┌──

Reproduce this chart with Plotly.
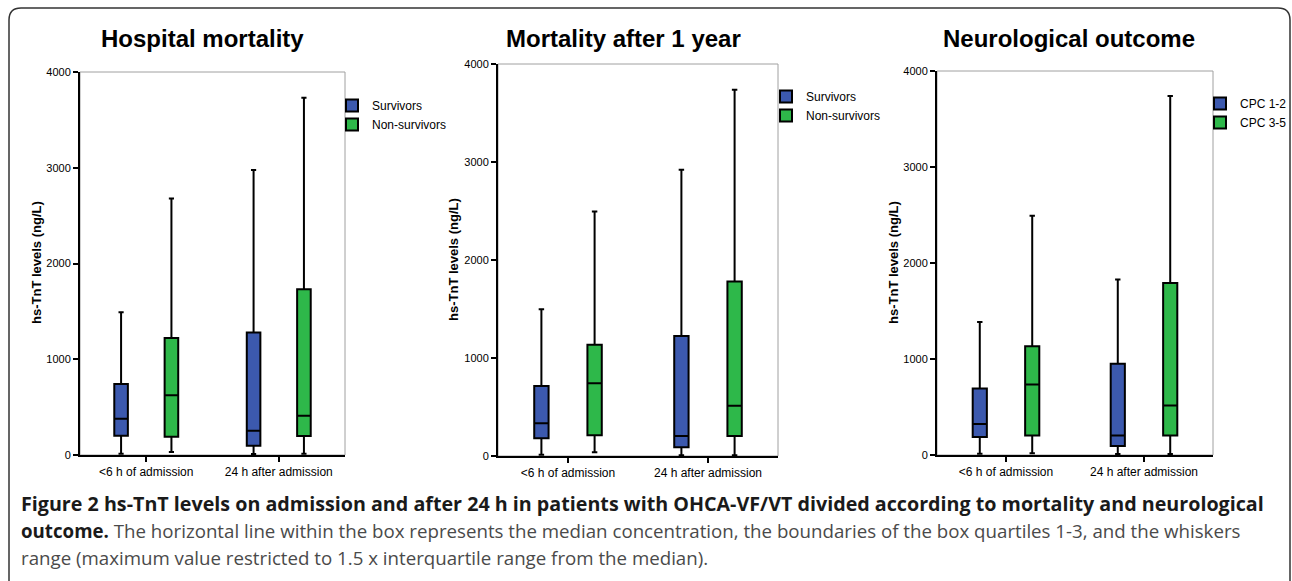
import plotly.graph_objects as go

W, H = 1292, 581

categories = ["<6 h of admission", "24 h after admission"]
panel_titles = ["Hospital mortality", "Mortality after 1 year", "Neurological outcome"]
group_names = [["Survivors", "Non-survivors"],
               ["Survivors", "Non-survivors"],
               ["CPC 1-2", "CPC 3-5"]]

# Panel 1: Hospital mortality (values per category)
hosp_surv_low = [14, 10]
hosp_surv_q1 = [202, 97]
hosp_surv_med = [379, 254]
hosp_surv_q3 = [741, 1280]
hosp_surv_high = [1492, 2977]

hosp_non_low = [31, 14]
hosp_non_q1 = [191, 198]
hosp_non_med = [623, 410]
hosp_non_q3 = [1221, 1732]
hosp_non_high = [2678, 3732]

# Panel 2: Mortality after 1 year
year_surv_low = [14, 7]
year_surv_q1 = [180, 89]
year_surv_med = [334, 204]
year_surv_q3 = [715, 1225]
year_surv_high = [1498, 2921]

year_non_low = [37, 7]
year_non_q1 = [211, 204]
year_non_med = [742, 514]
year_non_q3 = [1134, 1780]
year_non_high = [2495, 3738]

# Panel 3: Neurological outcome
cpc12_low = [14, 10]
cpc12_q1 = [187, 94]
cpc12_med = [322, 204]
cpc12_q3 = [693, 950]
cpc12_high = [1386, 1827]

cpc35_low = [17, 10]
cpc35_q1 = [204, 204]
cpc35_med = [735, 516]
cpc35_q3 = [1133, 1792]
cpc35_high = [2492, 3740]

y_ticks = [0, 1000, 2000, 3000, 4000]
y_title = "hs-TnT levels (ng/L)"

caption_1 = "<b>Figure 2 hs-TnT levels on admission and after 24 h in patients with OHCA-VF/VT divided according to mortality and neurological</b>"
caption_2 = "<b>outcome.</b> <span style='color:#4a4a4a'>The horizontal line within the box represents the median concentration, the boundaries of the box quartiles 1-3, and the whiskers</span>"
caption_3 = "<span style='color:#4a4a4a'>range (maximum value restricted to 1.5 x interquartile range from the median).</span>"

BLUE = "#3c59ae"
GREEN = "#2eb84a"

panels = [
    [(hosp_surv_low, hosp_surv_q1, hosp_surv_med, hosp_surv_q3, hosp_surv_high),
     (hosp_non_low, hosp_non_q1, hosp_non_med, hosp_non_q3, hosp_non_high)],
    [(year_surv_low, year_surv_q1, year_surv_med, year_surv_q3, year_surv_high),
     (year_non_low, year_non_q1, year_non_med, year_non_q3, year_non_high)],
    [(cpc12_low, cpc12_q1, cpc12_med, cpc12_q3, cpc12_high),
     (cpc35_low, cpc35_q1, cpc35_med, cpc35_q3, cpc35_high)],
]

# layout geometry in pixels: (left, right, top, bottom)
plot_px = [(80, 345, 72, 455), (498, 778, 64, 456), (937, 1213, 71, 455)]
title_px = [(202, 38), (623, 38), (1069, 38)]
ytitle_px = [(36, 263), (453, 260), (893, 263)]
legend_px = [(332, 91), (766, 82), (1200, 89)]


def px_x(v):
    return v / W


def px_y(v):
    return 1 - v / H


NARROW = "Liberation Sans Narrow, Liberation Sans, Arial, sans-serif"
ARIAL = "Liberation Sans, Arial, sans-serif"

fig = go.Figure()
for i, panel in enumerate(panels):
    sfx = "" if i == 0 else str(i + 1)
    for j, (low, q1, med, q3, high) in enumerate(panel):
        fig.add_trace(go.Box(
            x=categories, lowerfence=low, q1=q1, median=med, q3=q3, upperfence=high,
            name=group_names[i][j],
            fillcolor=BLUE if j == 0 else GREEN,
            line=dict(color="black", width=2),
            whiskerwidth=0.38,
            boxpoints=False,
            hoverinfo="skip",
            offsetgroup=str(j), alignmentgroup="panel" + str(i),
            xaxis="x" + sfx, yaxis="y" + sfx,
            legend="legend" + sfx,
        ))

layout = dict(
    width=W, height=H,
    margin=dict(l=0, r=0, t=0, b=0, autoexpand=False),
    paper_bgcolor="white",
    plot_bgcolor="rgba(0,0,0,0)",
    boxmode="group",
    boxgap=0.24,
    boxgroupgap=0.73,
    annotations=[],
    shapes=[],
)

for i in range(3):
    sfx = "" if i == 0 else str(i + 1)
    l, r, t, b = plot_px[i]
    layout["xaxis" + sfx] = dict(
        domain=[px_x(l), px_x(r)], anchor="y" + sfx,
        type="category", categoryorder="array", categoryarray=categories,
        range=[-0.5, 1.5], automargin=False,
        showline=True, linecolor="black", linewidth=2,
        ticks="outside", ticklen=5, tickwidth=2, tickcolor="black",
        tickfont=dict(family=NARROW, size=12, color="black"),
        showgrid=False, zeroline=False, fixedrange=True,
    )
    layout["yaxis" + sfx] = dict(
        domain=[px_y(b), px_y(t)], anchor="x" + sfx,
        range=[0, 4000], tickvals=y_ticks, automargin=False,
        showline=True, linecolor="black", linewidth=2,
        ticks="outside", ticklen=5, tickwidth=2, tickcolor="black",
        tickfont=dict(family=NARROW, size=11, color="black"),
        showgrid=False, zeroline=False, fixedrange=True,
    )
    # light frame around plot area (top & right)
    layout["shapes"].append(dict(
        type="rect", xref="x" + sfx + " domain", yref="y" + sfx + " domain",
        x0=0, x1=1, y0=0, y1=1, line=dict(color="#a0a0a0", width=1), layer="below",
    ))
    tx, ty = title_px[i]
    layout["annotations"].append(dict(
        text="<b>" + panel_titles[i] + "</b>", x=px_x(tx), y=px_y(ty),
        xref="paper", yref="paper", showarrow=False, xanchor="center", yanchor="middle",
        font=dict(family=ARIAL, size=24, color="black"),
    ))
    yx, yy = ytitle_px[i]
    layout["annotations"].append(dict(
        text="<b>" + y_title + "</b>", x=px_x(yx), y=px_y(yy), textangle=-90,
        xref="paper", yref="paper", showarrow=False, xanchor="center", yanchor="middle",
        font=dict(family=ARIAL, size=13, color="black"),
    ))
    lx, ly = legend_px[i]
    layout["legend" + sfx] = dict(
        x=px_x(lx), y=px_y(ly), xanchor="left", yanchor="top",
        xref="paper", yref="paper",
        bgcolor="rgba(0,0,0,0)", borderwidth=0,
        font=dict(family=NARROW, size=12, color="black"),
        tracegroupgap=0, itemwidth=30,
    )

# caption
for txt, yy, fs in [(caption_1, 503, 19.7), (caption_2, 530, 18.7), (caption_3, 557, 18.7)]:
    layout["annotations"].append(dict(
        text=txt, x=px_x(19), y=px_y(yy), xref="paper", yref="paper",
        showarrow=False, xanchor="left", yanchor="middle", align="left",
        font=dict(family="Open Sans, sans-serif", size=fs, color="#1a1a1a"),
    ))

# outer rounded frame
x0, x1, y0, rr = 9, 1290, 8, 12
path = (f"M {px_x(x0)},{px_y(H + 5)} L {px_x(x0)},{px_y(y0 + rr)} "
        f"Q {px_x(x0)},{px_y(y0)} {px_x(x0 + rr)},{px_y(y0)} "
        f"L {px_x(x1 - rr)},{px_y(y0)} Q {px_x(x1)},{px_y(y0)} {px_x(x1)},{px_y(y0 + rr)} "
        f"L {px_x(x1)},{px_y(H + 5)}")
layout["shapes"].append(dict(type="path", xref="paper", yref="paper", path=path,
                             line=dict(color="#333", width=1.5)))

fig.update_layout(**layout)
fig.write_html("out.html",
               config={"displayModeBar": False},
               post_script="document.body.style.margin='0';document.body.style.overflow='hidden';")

└──

*TASK STATEMENT*
Omit the pictures, and quote the material above exactly as given.

*REPLY*
Reproduce this chart with Plotly.
import plotly.graph_objects as go

W, H = 1292, 581

categories = ["<6 h of admission", "24 h after admission"]
panel_titles = ["Hospital mortality", "Mortality after 1 year", "Neurological outcome"]
group_names = [["Survivors", "Non-survivors"],
               ["Survivors", "Non-survivors"],
               ["CPC 1-2", "CPC 3-5"]]

# Panel 1: Hospital mortality (values per category)
hosp_surv_low = [14, 10]
hosp_surv_q1 = [202, 97]
hosp_surv_med = [379, 254]
hosp_surv_q3 = [741, 1280]
hosp_surv_high = [1492, 2977]

hosp_non_low = [31, 14]
hosp_non_q1 = [191, 198]
hosp_non_med = [623, 410]
hosp_non_q3 = [1221, 1732]
hosp_non_high = [2678, 3732]

# Panel 2: Mortality after 1 year
year_surv_low = [14, 7]
year_surv_q1 = [180, 89]
year_surv_med = [334, 204]
year_surv_q3 = [715, 1225]
year_surv_high = [1498, 2921]

year_non_low = [37, 7]
year_non_q1 = [211, 204]
year_non_med = [742, 514]
year_non_q3 = [1134, 1780]
year_non_high = [2495, 3738]

# Panel 3: Neurological outcome
cpc12_low = [14, 10]
cpc12_q1 = [187, 94]
cpc12_med = [322, 204]
cpc12_q3 = [693, 950]
cpc12_high = [1386, 1827]

cpc35_low = [17, 10]
cpc35_q1 = [204, 204]
cpc35_med = [735, 516]
cpc35_q3 = [1133, 1792]
cpc35_high = [2492, 3740]

y_ticks = [0, 1000, 2000, 3000, 4000]
y_title = "hs-TnT levels (ng/L)"

caption_1 = "<b>Figure 2 hs-TnT levels on admission and after 24 h in patients with OHCA-VF/VT divided according to mortality and neurological</b>"
caption_2 = "<b>outcome.</b> <span style='color:#4a4a4a'>The horizontal line within the box represents the median concentration, the boundaries of the box quartiles 1-3, and the whiskers</span>"
caption_3 = "<span style='color:#4a4a4a'>range (maximum value restricted to 1.5 x interquartile range from the median).</span>"

BLUE = "#3c59ae"
GREEN = "#2eb84a"

panels = [
    [(hosp_surv_low, hosp_surv_q1, hosp_surv_med, hosp_surv_q3, hosp_surv_high),
     (hosp_non_low, hosp_non_q1, hosp_non_med, hosp_non_q3, hosp_non_high)],
    [(year_surv_low, year_surv_q1, year_surv_med, year_surv_q3, year_surv_high),
     (year_non_low, year_non_q1, year_non_med, year_non_q3, year_non_high)],
    [(cpc12_low, cpc12_q1, cpc12_med, cpc12_q3, cpc12_high),
     (cpc35_low, cpc35_q1, cpc35_med, cpc35_q3, cpc35_high)],
]

# layout geometry in pixels: (left, right, top, bottom)
plot_px = [(80, 345, 72, 455), (498, 778, 64, 456), (937, 1213, 71, 455)]
title_px = [(202, 38), (623, 38), (1069, 38)]
ytitle_px = [(36, 263), (453, 260), (893, 263)]
legend_px = [(332, 91), (766, 82), (1200, 89)]


def px_x(v):
    return v / W


def px_y(v):
    return 1 - v / H


NARROW = "Liberation Sans Narrow, Liberation Sans, Arial, sans-serif"
ARIAL = "Liberation Sans, Arial, sans-serif"

fig = go.Figure()
for i, panel in enumerate(panels):
    sfx = "" if i == 0 else str(i + 1)
    for j, (low, q1, med, q3, high) in enumerate(panel):
        fig.add_trace(go.Box(
            x=categories, lowerfence=low, q1=q1, median=med, q3=q3, upperfence=high,
            name=group_names[i][j],
            fillcolor=BLUE if j == 0 else GREEN,
            line=dict(color="black", width=2),
            whiskerwidth=0.38,
            boxpoints=False,
            hoverinfo="skip",
            offsetgroup=str(j), alignmentgroup="panel" + str(i),
            xaxis="x" + sfx, yaxis="y" + sfx,
            legend="legend" + sfx,
        ))

layout = dict(
    width=W, height=H,
    margin=dict(l=0, r=0, t=0, b=0, autoexpand=False),
    paper_bgcolor="white",
    plot_bgcolor="rgba(0,0,0,0)",
    boxmode="group",
    boxgap=0.24,
    boxgroupgap=0.73,
    annotations=[],
    shapes=[],
)

for i in range(3):
    sfx = "" if i == 0 else str(i + 1)
    l, r, t, b = plot_px[i]
    layout["xaxis" + sfx] = dict(
        domain=[px_x(l), px_x(r)], anchor="y" + sfx,
        type="category", categoryorder="array", categoryarray=categories,
        range=[-0.5, 1.5], automargin=False,
        showline=True, linecolor="black", linewidth=2,
        ticks="outside", ticklen=5, tickwidth=2, tickcolor="black",
        tickfont=dict(family=NARROW, size=12, color="black"),
        showgrid=False, zeroline=False, fixedrange=True,
    )
    layout["yaxis" + sfx] = dict(
        domain=[px_y(b), px_y(t)], anchor="x" + sfx,
        range=[0, 4000], tickvals=y_ticks, automargin=False,
        showline=True, linecolor="black", linewidth=2,
        ticks="outside", ticklen=5, tickwidth=2, tickcolor="black",
        tickfont=dict(family=NARROW, size=11, color="black"),
        showgrid=False, zeroline=False, fixedrange=True,
    )
    # light frame around plot area (top & right)
    layout["shapes"].append(dict(
        type="rect", xref="x" + sfx + " domain", yref="y" + sfx + " domain",
        x0=0, x1=1, y0=0, y1=1, line=dict(color="#a0a0a0", width=1), layer="below",
    ))
    tx, ty = title_px[i]
    layout["annotations"].append(dict(
        text="<b>" + panel_titles[i] + "</b>", x=px_x(tx), y=px_y(ty),
        xref="paper", yref="paper", showarrow=False, xanchor="center", yanchor="middle",
        font=dict(family=ARIAL, size=24, color="black"),
    ))
    yx, yy = ytitle_px[i]
    layout["annotations"].append(dict(
        text="<b>" + y_title + "</b>", x=px_x(yx), y=px_y(yy), textangle=-90,
        xref="paper", yref="paper", showarrow=False, xanchor="center", yanchor="middle",
        font=dict(family=ARIAL, size=13, color="black"),
    ))
    lx, ly = legend_px[i]
    layout["legend" + sfx] = dict(
        x=px_x(lx), y=px_y(ly), xanchor="left", yanchor="top",
        xref="paper", yref="paper",
        bgcolor="rgba(0,0,0,0)", borderwidth=0,
        font=dict(family=NARROW, size=12, color="black"),
        tracegroupgap=0, itemwidth=30,
    )

# caption
for txt, yy, fs in [(caption_1, 503, 19.7), (caption_2, 530, 18.7), (caption_3, 557, 18.7)]:
    layout["annotations"].append(dict(
        text=txt, x=px_x(19), y=px_y(yy), xref="paper", yref="paper",
        showarrow=False, xanchor="left", yanchor="middle", align="left",
        font=dict(family="Open Sans, sans-serif", size=fs, color="#1a1a1a"),
    ))

# outer rounded frame
x0, x1, y0, rr = 9, 1290, 8, 12
path = (f"M {px_x(x0)},{px_y(H + 5)} L {px_x(x0)},{px_y(y0 + rr)} "
        f"Q {px_x(x0)},{px_y(y0)} {px_x(x0 + rr)},{px_y(y0)} "
        f"L {px_x(x1 - rr)},{px_y(y0)} Q {px_x(x1)},{px_y(y0)} {px_x(x1)},{px_y(y0 + rr)} "
        f"L {px_x(x1)},{px_y(H + 5)}")
layout["shapes"].append(dict(type="path", xref="paper", yref="paper", path=path,
                             line=dict(color="#333", width=1.5)))

fig.update_layout(**layout)
fig.write_html("out.html",
               config={"displayModeBar": False},
               post_script="document.body.style.margin='0';document.body.style.overflow='hidden';")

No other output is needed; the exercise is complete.